Complicating this further are varying levels of permissions/privileges, where different roles merit very different authority and access. A financial analyst working remotely, for example, has different needs than a remote sales person.
Then there are the ROI issues. Often, these zero-trust friendly techniques deliver strong ROI benefits, but unless explicitly articulated, many C-levels aren’t able to attribute benefits in employee retention, more applications in a difficult job market, shorter hold times for customers, better customer service answers and fewer supply chain hiccups as attributable to cybersecurity or analytics. And yet they are a direct cause of these benefits. This highlights a gap in measurements seen between IT and OT organizations, which leads to significant challenges in showing ROI for investment.
The new normal
The complexity of today’s hybrid environments goes well beyond remote sites.
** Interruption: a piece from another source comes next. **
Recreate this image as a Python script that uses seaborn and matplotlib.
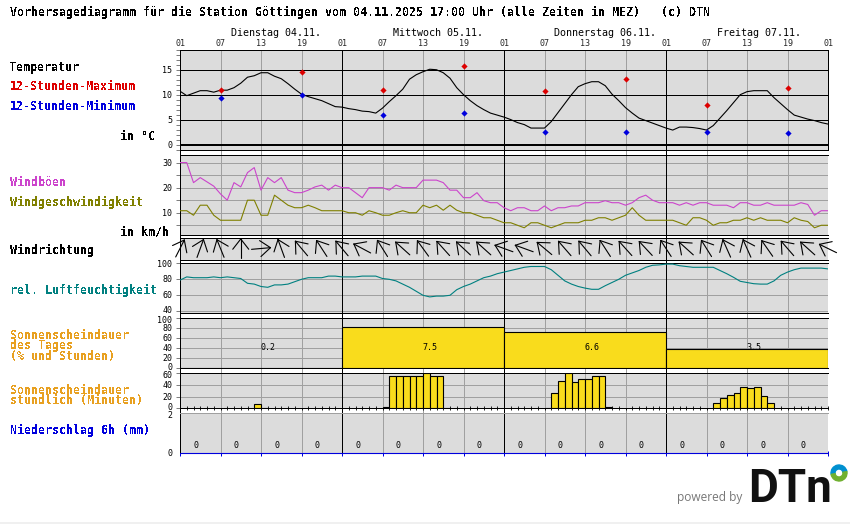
import numpy as np
import matplotlib
matplotlib.use("Agg")
import matplotlib.pyplot as plt
from matplotlib.patches import Wedge, Rectangle
import seaborn as sns

# ---------- data ----------
temperature = [10.8,9.9,10.4,10.9,10.9,10.6,11,11,11.5,12.4,13.6,13.9,14.5,14.5,13.8,13.3,12.3,11.2,10.2,9.7,9.3,8.9,8.3,7.7,
               7.6,7.3,7.1,6.8,6.7,6.4,7.4,8.7,9.9,11.2,13.2,14.1,14.7,15.2,15.1,14.5,13.4,11.5,10.1,8.9,7.9,7.1,6.4,6,
               5.6,5.1,4.5,4.1,3.4,3.4,3.4,4.7,6.5,8.3,10.1,11.7,12.3,12.7,12.7,11.9,10.2,8.9,7.5,6.4,5.4,4.9,4.4,3.9,
               3.4,3,3.6,3.6,3.5,3.3,3,3.9,5.4,6.9,8.5,10.1,10.7,10.9,10.9,10.9,9.5,8.3,7.1,6,5.6,5.2,4.9,4.5,4.2]
max_hours = [6,18,30,42,54,66,78,90]
temp_max = [11,14.6,11,15.8,10.8,13.2,8,11.4]
temp_min = [9.4,10,6,6.4,2.6,2.6,2.6,2.4]
gusts = [30,30,22,24,22.3,20.6,17.5,15,22,20.3,26,28,19,24,22,24,19,18,18,19,20.3,21,19,21,
         20,20,18,16,20,20,20,19,21,20,20,20,23,23,23,22,19,19,16,16,18,14.8,14,14,
         12,10.8,12,12,10.8,10.8,12.7,10.8,12,12,12.7,12.7,14,14,14,14.8,14,14,13,14,16,17,15,14,
         14,14,13,14,13,14,14,13,13,13,12,14,14,13,13,14,13,13,13,13,14,13.3,9,10.8,10.8]
wind_speed = [10.8,10.8,9,13,13,9,7,7,7,7,15,15,9,9,17,15,13,12,12,13,12,10.8,10.8,10.8,
              10.8,10,10,9,10.8,10,9,9,10,10.8,10,10,13,12,13,11,13,11,10,10,9,8,8,7,
              6,6,5,4,6,6,5,4,5,6,6,6,7,7,8,8,7,8,9,12,9,7,7,7,
              7,7,6,5,8,8,7,5,6,6,7,7,8,7,8,7,7,7,6,8,7,6.5,4,5,5]
wind_dir_hours = list(range(0, 97, 3))
wind_dir_deg = [27,20,-22,0,85,-20,-40,-33,-40,-62,-32,-48,-36,-42,-47,-48,-70,-70,-50,-41,-40,-33,-42,-43,-33,-48,-32,-24,-24,-35,-41,-48,-64]
humidity = [79,83,82,82,82,83,82,83,82,81,75,74,71,70,73,73,74,77,80,82,82,82,84,84,
            83,83,83,84,84,84,81,80,78,74,70,65,60,58,59,59,60,67,71,74,78,82,84,87,
            89,91,93,95,96,96,96,92,85,78,74,71,69,67.5,67.5,72,76,80,85,88,91,95,97.5,98,
            99,99,97,96,95,95,95,95,91,87,82.5,77.5,76,74.5,74,74,78,85,89,92,94,94,94,94,93]
sun_day_pct = [1.5,82,72,38]
sun_day_hours = ["0.2","7.5","6.6","3.5"]
sun_hourly = [0,0,0,0,0,0,0,0,0,0,0,8,1,0,0,0,0,0,0,0,0,0,0,0,
              0,0,0,0,0,0,3,55,55,55,55,55,60,55,55,1,0,0,0,0,0,0,0,0,
              0,0,0,0,0,0,1,26,46,60,45,51,51,55,55,3,0,0,0,0,0,0,0,0,
              0,0,0,0,0,0,0,9,17,22,26,36,34,36,21,9,0,0,0,0,0,0,0,0]
precip_6h = [0]*16
day_labels = ["Dienstag 04.11.","Mittwoch 05.11.","Donnerstag 06.11.","Freitag 07.11."]
hour_labels = ["01","07","13","19"]*4 + ["01"]
title = "Vorhersagediagramm für die Station Göttingen vom 04.11.2025 17:00 Uhr (alle Zeiten in MEZ)   (c) DTN"

# ---------- style ----------
sns.set_theme(style="white")
plt.rcParams["font.family"] = ["DejaVu Sans Mono"]
plt.rcParams["text.antialiased"] = False
plt.rcParams["lines.antialiased"] = False
plt.rcParams["patch.antialiased"] = False
BG, GRID, YEL = "#DCDCDC", "#A0A0A0", "#F9DC1C"
LW = 0.36
CURVE = 0.8
W, H = 850, 524
fig = plt.figure(figsize=(W/100, H/100), dpi=100, facecolor="white")
hours = np.arange(97)

def place(top, bot, zorder=1):
    return fig.add_axes([180/W, 1-bot/H, 648/W, (bot-top)/H], zorder=zorder)

def verticals(ax):
    for h in range(0, 97, 6):
        if h % 24 == 0:
            if 0 < h < 96:
                ax.axvline(h, color="black", lw=LW, zorder=2.5)
        else:
            ax.axvline(h, color=GRID, lw=LW, zorder=2)

def panel(top, bot, ylim, majors, minors=(), nudge=None):
    ax = place(top, bot, zorder=2)
    ax.set_facecolor(BG)
    ax.set_xlim(0, 96)
    ax.set_ylim(*ylim)
    ax.set_xticks([])
    ax.set_yticks(majors)
    ax.set_yticklabels([])
    ax.set_yticks(minors, minor=True)
    ax.tick_params(axis="y", which="both", length=2.9, width=LW, color="black", left=True)
    for s in ax.spines.values():
        s.set_linewidth(LW)
        s.set_color("black")
    ax.spines["right"].set_visible(False)
    verticals(ax)
    nudge = nudge or {}
    for v in majors:
        ax.annotate(str(v), xy=(0, v), xycoords=ax.get_yaxis_transform(),
                    xytext=(-5.6, -0.5 + nudge.get(v, 0)), textcoords="offset points",
                    ha="right", va="center", fontsize=6, color="black",
                    antialiased=True, annotation_clip=False)
    return ax

def curve(ax, y, color):
    sns.lineplot(x=hours, y=y, ax=ax, color=color, lw=CURVE, errorbar=None, legend=False, zorder=3, antialiased=True)
    ax.set_ylabel(""); ax.set_xlabel("")

def bars(ax, x, y, width):
    ax.bar(x, y, width=width, align="edge", color=YEL, edgecolor="black", lw=0.8, zorder=3, antialiased=True)

# underlay: verticals running through the white gaps
under = place(50.3, 453.3, zorder=0)
under.set_xlim(0, 96)
under.set_xticks([]); under.set_yticks([])
for s in under.spines.values():
    s.set_visible(False)
under.spines["left"].set_visible(True)
under.spines["left"].set_color("black")
under.spines["left"].set_linewidth(LW)
verticals(under)

# ---------- temperature ----------
ax = panel(50.3, 150.3, (-1.06, 19), [0,5,10,15], [m for m in range(-1,20) if m % 5])
for v in [5,10,15]:
    ax.axhline(v, color="black", lw=LW, zorder=2.6)
ax.axhline(0, color="black", lw=1.4, zorder=2.6)
ax.axvline(96, color="black", lw=LW, zorder=2.6, clip_on=False)
curve(ax, temperature, "black")
sns.scatterplot(x=max_hours, y=temp_max, ax=ax, color="#DD0000", marker="D", s=10, linewidth=0, legend=False, zorder=4)
sns.scatterplot(x=max_hours, y=temp_min, ax=ax, color="#0000DD", marker="D", s=10, linewidth=0, legend=False, zorder=4)
ax.set_ylabel(""); ax.set_xlabel("")
ax.xaxis.tick_top()
ax.set_xticks(np.arange(0, 97, 6), hour_labels)
ax.tick_params(axis="x", top=True, length=0, labelsize=6, pad=1.5)
for t in ax.get_xticklabels():
    t.set_antialiased(True)
ax.set_xlim(0, 96)

# ---------- wind ----------
ax = panel(155.3, 235.3, (1.0, 32.9), [10,20,30], [5,15,25])
for v in [5,10,15,20,25,30]:
    ax.axhline(v, color=GRID, lw=LW, zorder=1.5)
curve(ax, gusts, "#CC44CC")
curve(ax, wind_speed, "#808000")

# ---------- wind direction ----------
ax = panel(238.3, 260.3, (22, 0), [])
PX = 6.75
for h, d in zip(wind_dir_hours, wind_dir_deg):
    a = np.deg2rad(d)
    ux, uy = np.sin(a), -np.cos(a)          # pixel direction of tip (y grows downward)
    cx, cy = h, 10.2
    tipx, tipy = cx + 9.5*ux/PX, cy + 9.5*uy
    tailx, taily = cx - 9.5*ux/PX, cy - 9.5*uy
    ax.plot([tailx, tipx], [taily, tipy], color="black", lw=CURVE, clip_on=False, zorder=5, antialiased=True)
    for off in (-38, 38):
        b = a + np.pi + np.deg2rad(off)
        ax.plot([tipx, tipx + 13*np.sin(b)/PX], [tipy, tipy - 13*np.cos(b)], color="black", lw=CURVE, clip_on=False, zorder=5, antialiased=True)

# ---------- humidity ----------
ax = panel(263.3, 313.3, (37.5, 100), [40,60,80,100], nudge={40: 1.2, 100: -0.3})
for v in [40,60,80]:
    ax.axhline(v, color=GRID, lw=LW, zorder=1.5)
curve(ax, humidity, "#008080")

# ---------- daily sunshine ----------
ax = panel(318.3, 368.3, (0, 100), [0,20,40,60,80,100], nudge={100: -1.2, 0: 1.2})
for v in [20,40,60,80]:
    ax.axhline(v, color=GRID, lw=LW, zorder=1.5)
bars(ax, np.arange(4)*24, sun_day_pct, 24)
for i, s in enumerate(sun_day_hours):
    ax.text(i*24+13, 41.5, s, ha="center", va="center", fontsize=6, color="black",
            zorder=4 if sun_day_pct[i] > 41.5 else 2.8, antialiased=True)

# ---------- hourly sunshine ----------
ax = panel(373.3, 408.3, (0, 60), [0,20,40,60], nudge={60: -1.2, 0: 1.2})
for v in [20,40]:
    ax.axhline(v, color=GRID, lw=LW, zorder=1.5)
ax.set_xticks(hours)
ax.set_xticklabels([])
ax.tick_params(axis="x", bottom=True, direction="inout", length=3, width=0.6, color="black")
sun_arr = np.array(sun_hourly)
bars(ax, hours[:-1][sun_arr > 0], sun_arr[sun_arr > 0], 1)

# ---------- precipitation ----------
ax = panel(413.3, 453.3, (0, 2), [0,2], nudge={2: -1.0})
ax.tick_params(axis="y", length=0)
ax.spines["top"].set_color(GRID)
ax.spines["bottom"].set_visible(False)
ax.axhline(0, color="#0000DD", lw=0.8, zorder=5, clip_on=False, antialiased=True)
ax.set_xticks(np.arange(0, 97, 6))
ax.set_xticklabels([])
ax.tick_params(axis="x", bottom=True, direction="inout", length=3.6, width=0.72, color="#0000DD")
for i, p in enumerate(precip_6h):
    ax.text(i*6+2.3, 0.4, str(p), ha="center", va="center", fontsize=6, color="black", zorder=4, antialiased=True)

# ---------- overlay: text and logo in pixel coordinates ----------
ov = fig.add_axes([0, 0, 1, 1], zorder=10)
ov.set_xlim(0, W); ov.set_ylim(H, 0); ov.axis("off")
ov.patch.set_alpha(0)
ORANGE = "#E8A020"
def lab(x, y, s, c="black", fs=8.4, bold=True, **kw):
    ov.text(x, y, s, color=c, fontsize=fs, ha="left", va="center", fontweight="bold" if bold else "normal", **kw)
lab(10, 12, title)
for x, s in zip([231, 393, 554, 717], day_labels):
    lab(x, 33, s, fs=7.2, bold=False, antialiased=True)
lab(10, 67, "Temperatur")
lab(10, 87, "12-Stunden-Maximum", "#DD0000")
lab(10, 107, "12-Stunden-Minimum", "#0000DD")
lab(120, 137, "in °C")
lab(10, 182, "Windböen", "#CC44CC")
lab(10, 202, "Windgeschwindigkeit", "#808000")
lab(120, 232, "in km/h")
lab(10, 250, "Windrichtung")
lab(10, 290, "rel. Luftfeuchtigkeit", "#008080")
lab(10, 346, "Sonnenscheindauer\ndes Tages\n(% und Stunden)", ORANGE, linespacing=0.72)
lab(10, 395.5, "Sonnenscheindauer\nstündlich (Minuten)", ORANGE, linespacing=0.72)
lab(10, 430, "Niederschlag 6h (mm)", "#0000DD")

ov.text(677, 497, "powered by", color="#777777", fontsize=8.6, family="Open Sans", ha="left", va="center", antialiased=True)
ov.text(748, 502, "DTn", color="#111111", fontsize=33, family="Roboto", fontweight="bold", ha="left", va="baseline", antialiased=True)
ov.add_patch(Wedge((839, 473), 8, 170, 350, width=4, color="#0090D0", antialiased=True))
ov.add_patch(Wedge((839, 473), 8, 350, 170, width=4, color="#70B030", antialiased=True))
ov.add_patch(Rectangle((0, 522.5), W, 1.5, color="#F0F0F0"))

fig.savefig("out.png", dpi=100)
It includes an escalating migration of data to the cloud. And by “the cloud,” we really mean “many clouds.” Many enterprises have authorized arrangements with two or three cloud platforms, ostensibly to protect the enterprise in case one of the cloud providers crashes or has some other major problem. But while having a cloud environment disrupted is clearly a terrible thing, it’s hard to see how having multiple cloud environments would help since a corporate tenant is almost certainly not going to know about a breach until long after it’s happened. This highlights the need to have an overall security posture to ensure security/compliance across hybrid environments.
And although redundancy is important, leveraging multiple clouds, both public and private, is often more about best execution venue for an application. Each public cloud has strengths and weaknesses and private clouds can often be preferable from a cost perspective. There is also the concern of vendor lock in. Organizations need to ensure they have the flexibility to move their applications to another cloud (public or private) if their needs change, costs increase, or performance degrades.
And those are just the IT-authorized clouds. What about all of the Shadow IT clouds purchased by users or a workgroup without corporate permission? What about cloud environments used by distribution partners? A major retail site, for example, is just as likely to have problems due to a partner’s problems as its own.
More and more, companies are pushing these decisions to the business units that need to take advantage of technology to drive competitive differentiation. Enterprises are also empowering the business units to make IT related decisions and providing the framework for those business units to make those decisions. The framework would reference security/compliance requirements, and standard infrastructure guidelines to support.
Although on-prem was cut back sharply during the early days of the pandemic, most enterprises maintained some on-prem position. The initial cutback was almost solely staffing-based, as policy sometimes prevented sufficient staffing to manage the on-prem operations. But as much as CIOs felt the need to move on-prem to the cloud, they couldn’t shift everything because some of those on-prem applications simply couldn’t move to cloud infrastructure.
This highlights the technical debt problem. Many campus environments haven’t been upgraded in several years. Now that requirements are changing as people return to the office, does it make sense to re-invest? How can we make sure that investment doesn’t go to waste? One of the key attributes to IT infrastructure investment today is to create an agile environment, one that can scale up or down based on the business’ evolving needs. This is one of the reasons customers are looking at more “as a service” options.